I also think we are close to FED taking the punchbowl away but given the momentum of the market I doubt simple threats will be enough - perhaps option 1) will indeed temporarily create a $3.5 fall but what do you think will happen post 27th of April when it becomes clear that BEnron was bluffing? Does a $35 increase seem unrealistic? Regarding option 2) I can't see Obummy releasing the Strategic Petroleum Reserves - it is a one off joker which won't be wasted on $108 olie - what would they do if/when the conflict in the Middle East spreads to Saudi Arabia? Now the problem is that the Big Banks not only are buying up commodities, who do you think are buying all those ES futures? So is BEnron ready to crash the market and does he really have a choice? There won't be much to show for those $600bln except for some nice bonus payments on Wall Street by year end.
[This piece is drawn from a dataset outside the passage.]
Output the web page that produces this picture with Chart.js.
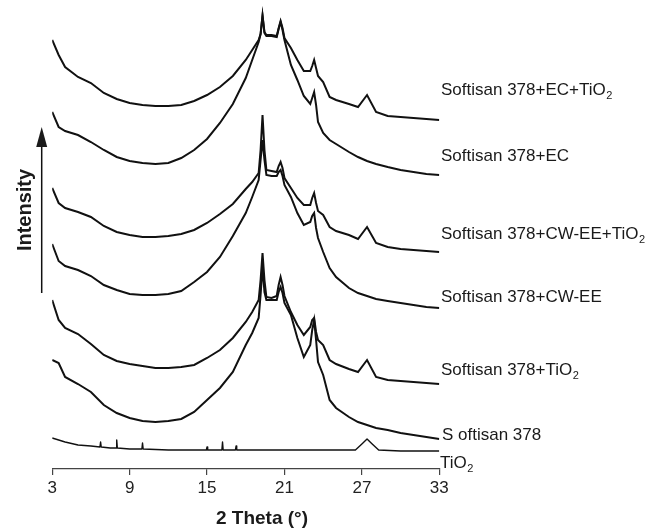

If it wasn't so sad it would be funny!
Money dilution with the ok from any form of government office...is just another form of taxation...
Savers....those who used to have real money....are being scammed both on interest payments and by dilution versus the necessities of life...
Here is another way to look at it...
The public incurs debt....does not have the money to pay for it....and renegs not by openly reneging....but by what is happening as we speak....
Yes the US has defaulted on its debts.....and is playing the BIG CON on its own populous ............
The people are being treated more like a herd of brainless cows....
The big banks have to be broken up into smaller community banks....
OR JUST EXPECT MUCH MORE OF THE SAME....
TOO BIG TO FAIL....TOO BIG TO JAIL....SO WHAT DOES ONE DO WITH THIS MONSTER...EATING UP EVERYONE´S MONEY .....
"Money dilution with the ok from any form of government office...is just another form of taxation..."'
I agree with you. But that's not the point the article is making. The article says that monetary expansion by the Fed is NOT the problem. It's that the banks are using all that extra money the wrong way.
I think it's much simpler. Is it possible that the the huge supply of dollars is related to: (1) increasing commodity prices; and (2) a falling dollar? Trying to blame the banks for the sins of the Fed seems like adding an unnecessary set of facts.
The author is just another statist who cannot wrap his head around the fact that the problem IS the state. So they thrash around for someone else to blame--unions, banks, drug companies, welfare moms. Blah blah blah. An overly powerful government is at the heart of all big problems we confront. Solve that and a huge host of problems go bye bye.
It would be much more simple to enact a $70,000/year pay limit on all financial sector and hedge fund employees. Retroactive over the past decade.